Thiruvananthapuram: After managing to flatten the Covid-19 curve within months of reporting the country’s first coronavirus case last year, Kerala is now grappling with a sharp surge in its daily infections, prompting the Centre to send a high-level team to assist it.
However, the state government maintains the “high numbers” are a result of robust surveillance and reporting system, while pointing to its low fatality rate.
Close to 40,000 cases have been reported from the southern state in the last week alone, with a daily addition of around 5,000, even as its neighbours and other high prevalence states like Tamil Nadu and Karnataka have started seeing a reversal.
As of Thursday, Kerala recorded 5,051 new coronavirus cases, including four UK returnees and 5,638 recoveries as the total caseload inched towards the eight lakh mark.
The toll stood at 3,234 while the active cases are nearly 65,000.
“The rise in the number of cases in the state is due to a robust surveillance and reporting system. We managed to delay the peak of the pandemic and upgraded the threshold of our health system.”
“Our ultimate aim is to save the lives of the people and reduce the mortality rate. Even with this high number of cases, we managed to reduce the death rate,” Health Minister K K Shailaja told PTI.
She said the upward graph could also be attributed to the recently concluded local body polls, swept by the ruling CPI(M)-led LDF.
The state saw the virus curve flatten in April-May last year, even as it witnessed an increase in the cases later in the wake of the return of Keralites from abroad following the lockdown.
Shailaja said Kerala managed to maintain a very low case fatality rate in the state even as it was in a vulnerable position with high population density, high number of old-age population and the most number of diabetic patients.
“Yes there is an increase in cases due to the recently concluded local body polls and all. But we need to understand that the pandemic is still here and the lockdown restrictions were eased. The most scientific method of approach in connection with a pandemic is to delay the peak of it.”
“Many nations faced a shortage of beds as the cases peaked and choked their health system resulting in high mortality rates,” she added.
When asked about the state accounting for over 25 per cent of new cases in the country, she said “it is meaningless to say that Kerala’s situation is worse.”
“In certain other states, when they reached the peak of the pandemic, thousands had lost their lives and their health systems were choked. It is meaningless to say that Kerala’s situation is worse as we have a high number of positive cases. They are not considering the case fatality rate.
“Look at the example of Dharavi (in Mumbai). They have done a good job there. But the pandemic was contained there after nearly 400 deaths,” the minister said.
She inissted the state delayed the peak of the pandemic by “maintaining a stable plateau” without a sudden surge in cases and “the advantage is that we could maintain the number of cases within the potential threshold of our health care system giving us breathing space”.
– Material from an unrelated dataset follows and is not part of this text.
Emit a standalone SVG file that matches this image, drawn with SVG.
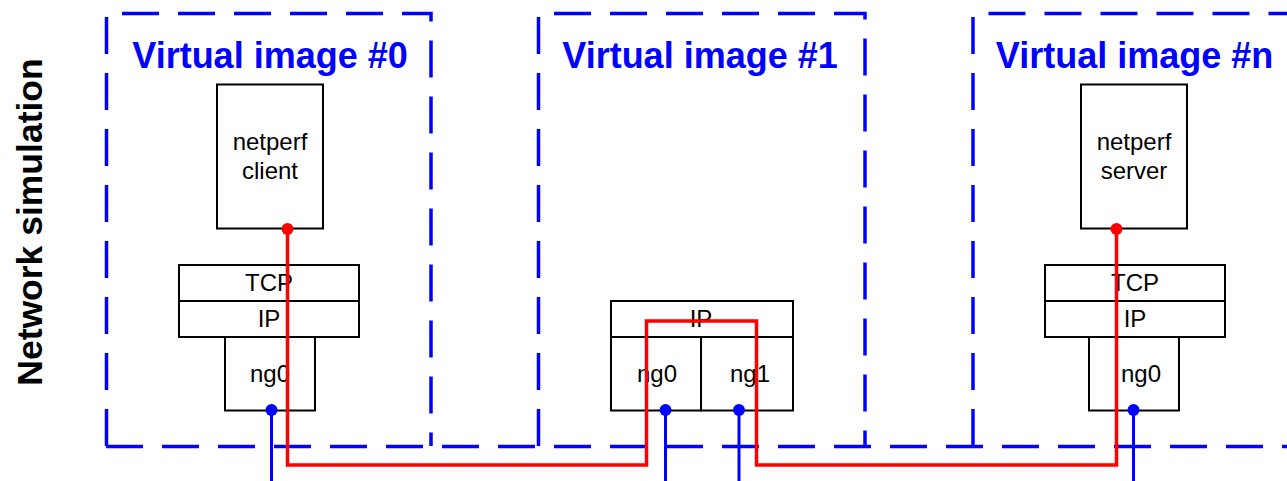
<svg xmlns="http://www.w3.org/2000/svg" width="1287" height="481" viewBox="0 0 1287 481">
<style>
.frame{fill:none;stroke:#0000ff;stroke-width:3.5;stroke-dasharray:37 19}
.title{font-family:"Liberation Sans",Arial,sans-serif;font-weight:bold;font-size:36px;fill:#0000ff;text-anchor:middle}
.box{fill:#ffffff;stroke:#000000;stroke-width:2}
.lbl{font-family:"Liberation Sans",Arial,sans-serif;font-size:24px;fill:#000000;text-anchor:middle}
.side{font-family:"Liberation Sans",Arial,sans-serif;font-weight:bold;font-size:35.5px;fill:#000000;text-anchor:middle}
.blue{stroke:#0000ff;stroke-width:3;fill:none}
.red{stroke:#ff0000;stroke-width:3.5;fill:none}
</style>
<text class="side" transform="translate(42,222) rotate(-90)">Network simulation</text>
<g id="frames">
<path class="frame" d="M106.5,446 V13.5 H431 V446"/>
<path class="frame" d="M538.5,446 V13.5 H865 V446"/>
<path class="frame" d="M973,446 V13.5 H1290"/>
<path class="frame" d="M106,446.5 H1290"/>
</g>
<g id="vi0">
<text class="title" x="270" y="68">Virtual image #0</text>
<rect class="box" x="217" y="84.5" width="106" height="144"/>
<text class="lbl" x="270" y="150">netperf</text>
<text class="lbl" x="270" y="179">client</text>
<rect class="box" x="179" y="265" width="180" height="36"/>
<rect class="box" x="179" y="301" width="180" height="36"/>
<text class="lbl" x="269" y="291">TCP</text>
<text class="lbl" x="269" y="327">IP</text>
<rect class="box" x="225" y="337" width="90" height="73.5"/>
<text class="lbl" x="270" y="382">ng0</text>
</g>
<g id="vi1">
<text class="title" x="700" y="68">Virtual image #1</text>
<rect class="box" x="611" y="301" width="182" height="36"/>
<text class="lbl" x="701" y="327">IP</text>
<rect class="box" x="611" y="337" width="90" height="73.5"/>
<rect class="box" x="701" y="337" width="92" height="73.5"/>
<text class="lbl" x="657" y="382">ng0</text>
<text class="lbl" x="750" y="382">ng1</text>
</g>
<g id="vin">
<text class="title" x="1134.5" y="68">Virtual image #n</text>
<rect class="box" x="1081" y="84.5" width="106" height="144"/>
<text class="lbl" x="1134" y="150">netperf</text>
<text class="lbl" x="1134" y="179">server</text>
<rect class="box" x="1045" y="265" width="180" height="36"/>
<rect class="box" x="1045" y="301" width="180" height="36"/>
<text class="lbl" x="1135" y="291">TCP</text>
<text class="lbl" x="1135" y="327">IP</text>
<rect class="box" x="1089" y="337" width="90" height="73.5"/>
<text class="lbl" x="1141" y="382">ng0</text>
</g>
<g id="connectors">
<path class="blue" d="M271.5,410 V481"/>
<path class="blue" d="M665.5,410 V481"/>
<path class="blue" d="M739,410 V481"/>
<path class="blue" d="M1133.5,410 V481"/>
<path class="red" d="M287.5,229 V465 H646.5 V321 H756.5 V465 H1116.5 V229"/>
<circle cx="271.5" cy="410" r="6" fill="#0000ff"/>
<circle cx="665.5" cy="410" r="6" fill="#0000ff"/>
<circle cx="739" cy="410" r="6" fill="#0000ff"/>
<circle cx="1133.5" cy="410" r="6" fill="#0000ff"/>
<circle cx="287.5" cy="229" r="6" fill="#ff0000"/>
<circle cx="1116.5" cy="229" r="6" fill="#ff0000"/>
</g>
</svg>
By delaying the peak of the pandemic, the government increased the number of ICUs, ventilators in the hospitals and oxygen supply has been ensured to all beds.
“Even though there was an increase in the number of cases, it has only taken up 50 per cent of our hospital capacity. Similarly, we are using only 50 per cent of our ICUs, and only 40 per cent of our ventilators are filled. Our case fatality rate is at 0.4 per cent,” she said.
On the Centre deputing a team, headed by the Director of the National Centre for Disease Control (NCDC), Dr S K Singh to support public health interventions for COVID-19 management in Kerala, Shailaja welcomed the move.
“It is always good to have a central team visiting the state. We can explain to them the steps taken by us in containing the virus,” she added.
Public Health officials of the state say the percentage of active cases is high in Kerala because of the state’s discharge policy which stipulates that the patient should record a negative result before discharge.
“Our increased number of cases at this period of time is rather a reflection of our success of implementing the delaying of the peak of the pandemic rather than our failure. That is the way we deal with a pandemic. The only question that will be asked at the end of the pandemic is how many lives we have saved and at what cost,” Dr Mohammed Asheel, Director of Social Security Mission said.
A senior public health official from the state told P T I that along with the case fatality rate, “it is equally important to keep the system from being over stretched.”
The official said Kerala never had any issue of shortage of beds in ICUs in the hospitals.
“We never had any issue of shortage of oxygen. Such lapses are being reported even from developed nations. In Kerala such a situation will never arise as we are all prepared. Still we need our numbers to come down and for that public should take the responsibility,” the official said.
While the total virus caseload in the state has mounted to 7,95,933, recoveries have touched 7,28,060 and the active cases stand at 64,445, as of Thursday.
At least 1,93,370 people are under observation in various districts, including 11,435 in hospitals.